I just completed my mosfet driver build.  Is there any tuning or adjustment on the trimmer pots to dial in the mosfets?

Thanks

Mike


----------



## Robert (Apr 16, 2020)

The trimmers are gain controls for each of the mosfet stages, there's not a "correct" spec like biasing a JFET.       

Adjust to taste depending on the amount of gain you want.


----------



## SilverSurfer (Apr 16, 2020)

Thanks!

Here are some of my "shelter in place" pedal builds.   I finally got to them after working on them for about year and half.  Angry Andy Plus is the Angry Birds, Crush is the Corduroy Fuzz, BB King is the Cobalt Drive, New World Man is the Mosfet Driver, Angry Charles and the Orchid one is MDMA OD.

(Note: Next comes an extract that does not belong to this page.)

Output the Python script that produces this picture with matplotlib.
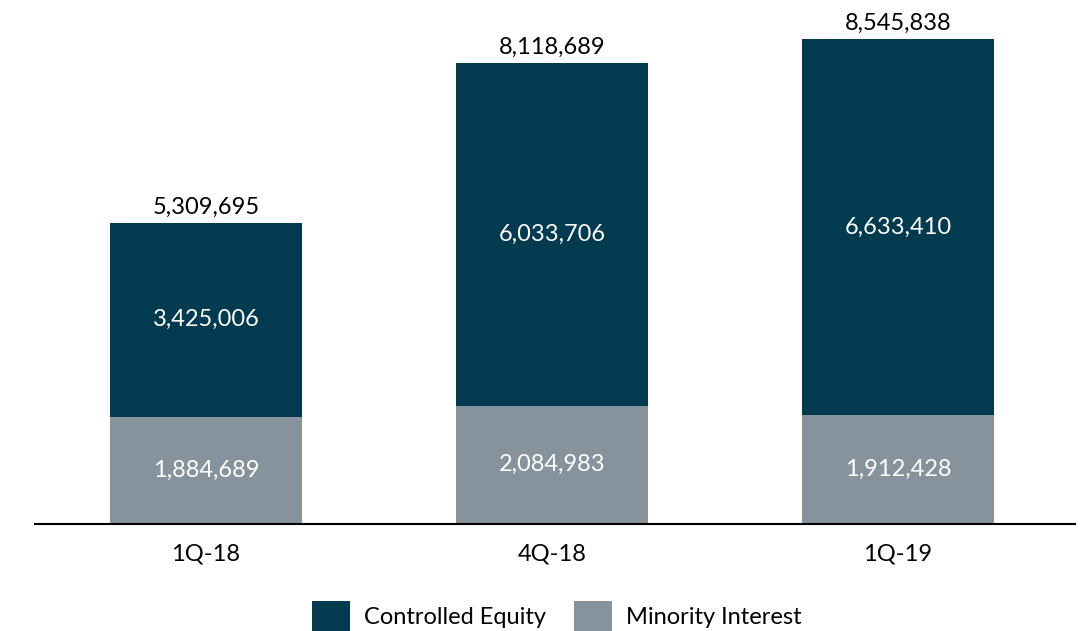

I also got to rework my LaserWolf pedal entitled Big Brother, I will post that pic later.


----------



## Barry (Apr 17, 2020)

Good looking group you got there!


----------



## SilverSurfer (Apr 17, 2020)

Barry said:


> Good looking group you got there!



Thanks!


----------



## Moltenmetalburn (Jul 10, 2020)

Ha, So I thought those would be bias trimpots when I made my order and ordered 5K in anticipation of testing with higher voltages.

 Realized after the fact when I went to check bias.  My build sounds amazing with them maxed however, I wonder how much more gain I am getting than stock?!


----------